* DATA TO PROCESS:
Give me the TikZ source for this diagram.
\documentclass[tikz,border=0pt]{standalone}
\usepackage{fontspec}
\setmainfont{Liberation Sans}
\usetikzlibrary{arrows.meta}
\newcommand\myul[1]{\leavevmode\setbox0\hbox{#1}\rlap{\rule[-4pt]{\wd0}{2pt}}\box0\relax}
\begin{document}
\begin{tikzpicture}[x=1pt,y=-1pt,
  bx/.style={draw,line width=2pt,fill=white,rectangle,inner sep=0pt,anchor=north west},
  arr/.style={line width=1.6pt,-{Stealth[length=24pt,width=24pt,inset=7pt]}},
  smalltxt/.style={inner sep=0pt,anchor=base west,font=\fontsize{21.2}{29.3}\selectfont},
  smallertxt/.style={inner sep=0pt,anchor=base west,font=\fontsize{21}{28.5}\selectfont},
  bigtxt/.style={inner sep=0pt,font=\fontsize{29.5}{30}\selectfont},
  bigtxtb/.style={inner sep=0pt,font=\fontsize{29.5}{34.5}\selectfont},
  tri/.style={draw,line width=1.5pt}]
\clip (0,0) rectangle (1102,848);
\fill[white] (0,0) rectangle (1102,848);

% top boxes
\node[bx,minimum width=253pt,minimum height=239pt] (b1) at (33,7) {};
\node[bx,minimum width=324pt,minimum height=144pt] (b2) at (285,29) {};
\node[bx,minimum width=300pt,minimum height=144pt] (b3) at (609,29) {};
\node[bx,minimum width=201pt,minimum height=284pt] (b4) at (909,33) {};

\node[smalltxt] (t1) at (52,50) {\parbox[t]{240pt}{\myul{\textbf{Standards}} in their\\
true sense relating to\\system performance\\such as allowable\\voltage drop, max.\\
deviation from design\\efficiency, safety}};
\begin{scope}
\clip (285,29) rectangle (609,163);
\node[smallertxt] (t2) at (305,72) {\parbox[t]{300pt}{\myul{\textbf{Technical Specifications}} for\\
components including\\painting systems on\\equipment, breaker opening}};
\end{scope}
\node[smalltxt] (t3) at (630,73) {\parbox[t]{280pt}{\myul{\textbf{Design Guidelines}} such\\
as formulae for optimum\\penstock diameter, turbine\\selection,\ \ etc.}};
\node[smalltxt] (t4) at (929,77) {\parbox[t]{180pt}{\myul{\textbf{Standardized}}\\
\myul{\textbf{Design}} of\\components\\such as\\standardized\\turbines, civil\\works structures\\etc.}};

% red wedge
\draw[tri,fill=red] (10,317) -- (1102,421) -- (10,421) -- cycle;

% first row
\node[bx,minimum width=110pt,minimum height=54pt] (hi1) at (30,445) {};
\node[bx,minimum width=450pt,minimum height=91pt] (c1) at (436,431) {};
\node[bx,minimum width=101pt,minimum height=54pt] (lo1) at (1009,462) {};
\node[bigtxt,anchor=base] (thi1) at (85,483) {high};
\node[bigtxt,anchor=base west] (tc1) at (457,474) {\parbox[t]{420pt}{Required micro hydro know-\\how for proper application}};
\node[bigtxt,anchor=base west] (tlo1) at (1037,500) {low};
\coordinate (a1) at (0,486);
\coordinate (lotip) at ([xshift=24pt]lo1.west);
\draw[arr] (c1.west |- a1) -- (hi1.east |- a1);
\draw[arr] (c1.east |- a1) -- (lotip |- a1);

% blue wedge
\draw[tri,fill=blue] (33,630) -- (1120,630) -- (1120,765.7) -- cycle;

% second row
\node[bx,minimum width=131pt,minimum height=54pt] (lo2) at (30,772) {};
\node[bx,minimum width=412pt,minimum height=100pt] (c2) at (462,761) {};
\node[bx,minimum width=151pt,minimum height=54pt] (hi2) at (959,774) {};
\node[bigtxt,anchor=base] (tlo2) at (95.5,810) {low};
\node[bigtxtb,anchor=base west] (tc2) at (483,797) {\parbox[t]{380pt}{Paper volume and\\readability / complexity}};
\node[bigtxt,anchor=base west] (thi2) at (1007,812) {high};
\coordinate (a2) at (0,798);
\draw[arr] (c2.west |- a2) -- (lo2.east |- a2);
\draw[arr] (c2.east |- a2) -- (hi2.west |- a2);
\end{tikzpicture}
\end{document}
* * *
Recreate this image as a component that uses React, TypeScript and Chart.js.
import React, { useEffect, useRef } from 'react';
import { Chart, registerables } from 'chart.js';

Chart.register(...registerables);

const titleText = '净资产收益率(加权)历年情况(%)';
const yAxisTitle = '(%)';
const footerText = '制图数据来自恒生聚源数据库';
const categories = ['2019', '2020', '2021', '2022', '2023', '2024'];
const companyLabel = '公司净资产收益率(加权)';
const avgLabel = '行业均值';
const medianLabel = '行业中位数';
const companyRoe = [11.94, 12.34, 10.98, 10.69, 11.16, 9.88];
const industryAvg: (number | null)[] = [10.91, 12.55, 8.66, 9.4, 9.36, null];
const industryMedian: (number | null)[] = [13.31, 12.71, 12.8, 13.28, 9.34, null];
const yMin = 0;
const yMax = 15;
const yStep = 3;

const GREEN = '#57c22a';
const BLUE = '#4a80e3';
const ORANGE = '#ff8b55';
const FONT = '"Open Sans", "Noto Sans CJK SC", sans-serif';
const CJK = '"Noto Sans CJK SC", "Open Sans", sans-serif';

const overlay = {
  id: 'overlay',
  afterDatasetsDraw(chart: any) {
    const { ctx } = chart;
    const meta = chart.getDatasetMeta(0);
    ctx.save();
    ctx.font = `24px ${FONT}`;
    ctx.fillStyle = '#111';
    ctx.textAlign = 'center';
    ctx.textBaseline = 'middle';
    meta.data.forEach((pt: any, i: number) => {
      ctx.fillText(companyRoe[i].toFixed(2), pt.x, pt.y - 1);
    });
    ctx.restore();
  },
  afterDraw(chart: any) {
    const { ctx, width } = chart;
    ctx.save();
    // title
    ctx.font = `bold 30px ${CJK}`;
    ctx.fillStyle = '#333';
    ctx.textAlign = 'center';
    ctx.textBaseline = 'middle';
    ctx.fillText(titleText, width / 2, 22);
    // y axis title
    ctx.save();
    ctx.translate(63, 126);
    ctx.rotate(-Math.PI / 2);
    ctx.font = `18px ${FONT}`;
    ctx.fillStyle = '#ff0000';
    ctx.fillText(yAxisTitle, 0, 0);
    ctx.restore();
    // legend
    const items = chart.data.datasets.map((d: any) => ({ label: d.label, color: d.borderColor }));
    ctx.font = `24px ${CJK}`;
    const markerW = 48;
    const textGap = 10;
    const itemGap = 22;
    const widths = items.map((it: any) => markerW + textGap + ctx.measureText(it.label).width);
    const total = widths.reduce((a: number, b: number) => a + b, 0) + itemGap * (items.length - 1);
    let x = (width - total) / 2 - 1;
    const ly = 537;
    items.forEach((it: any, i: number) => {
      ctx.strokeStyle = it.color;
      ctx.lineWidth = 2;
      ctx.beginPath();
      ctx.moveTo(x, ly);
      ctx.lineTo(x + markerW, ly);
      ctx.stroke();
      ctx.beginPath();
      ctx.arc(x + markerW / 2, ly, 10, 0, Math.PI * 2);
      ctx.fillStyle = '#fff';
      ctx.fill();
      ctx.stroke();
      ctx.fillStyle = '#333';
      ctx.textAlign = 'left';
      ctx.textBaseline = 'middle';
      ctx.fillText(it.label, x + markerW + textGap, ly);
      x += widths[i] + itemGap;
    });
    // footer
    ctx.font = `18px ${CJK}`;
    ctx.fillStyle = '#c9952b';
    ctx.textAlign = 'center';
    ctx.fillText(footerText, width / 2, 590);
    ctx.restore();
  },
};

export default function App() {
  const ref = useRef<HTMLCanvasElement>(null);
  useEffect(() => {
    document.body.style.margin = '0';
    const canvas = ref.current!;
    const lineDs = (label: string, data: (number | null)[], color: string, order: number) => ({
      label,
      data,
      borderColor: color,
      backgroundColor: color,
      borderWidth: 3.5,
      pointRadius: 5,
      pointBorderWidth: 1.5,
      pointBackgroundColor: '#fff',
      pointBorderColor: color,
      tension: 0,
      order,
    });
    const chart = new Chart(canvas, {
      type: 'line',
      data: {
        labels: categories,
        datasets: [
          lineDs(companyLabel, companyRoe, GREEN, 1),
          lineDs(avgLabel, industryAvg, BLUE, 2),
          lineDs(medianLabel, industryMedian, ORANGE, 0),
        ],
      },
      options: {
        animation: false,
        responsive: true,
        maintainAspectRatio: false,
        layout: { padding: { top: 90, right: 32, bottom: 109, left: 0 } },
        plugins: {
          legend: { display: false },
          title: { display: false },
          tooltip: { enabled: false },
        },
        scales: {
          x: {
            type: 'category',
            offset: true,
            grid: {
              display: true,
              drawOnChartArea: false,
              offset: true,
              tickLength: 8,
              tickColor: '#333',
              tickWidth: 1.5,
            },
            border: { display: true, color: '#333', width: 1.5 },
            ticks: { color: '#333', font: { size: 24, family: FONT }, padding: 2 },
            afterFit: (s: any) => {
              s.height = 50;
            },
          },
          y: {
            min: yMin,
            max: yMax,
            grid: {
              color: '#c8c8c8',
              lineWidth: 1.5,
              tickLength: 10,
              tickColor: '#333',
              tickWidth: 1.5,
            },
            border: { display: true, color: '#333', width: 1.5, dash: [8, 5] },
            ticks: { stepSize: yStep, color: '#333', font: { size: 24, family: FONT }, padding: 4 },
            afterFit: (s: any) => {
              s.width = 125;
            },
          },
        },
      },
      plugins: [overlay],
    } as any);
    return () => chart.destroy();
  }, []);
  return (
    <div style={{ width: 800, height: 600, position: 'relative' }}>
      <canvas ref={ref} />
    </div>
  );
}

* YOUR INSTRUCTIONS: Reproduce, without alteration, solely the lines beginning at the line that includes "Recreate this image" and ending at the line that includes "Chart.register(...registerables);", both lines included.

* SOLUTION BELOW:
Recreate this image as a component that uses React, TypeScript and Chart.js.
import React, { useEffect, useRef } from 'react';
import { Chart, registerables } from 'chart.js';

Chart.register(...registerables);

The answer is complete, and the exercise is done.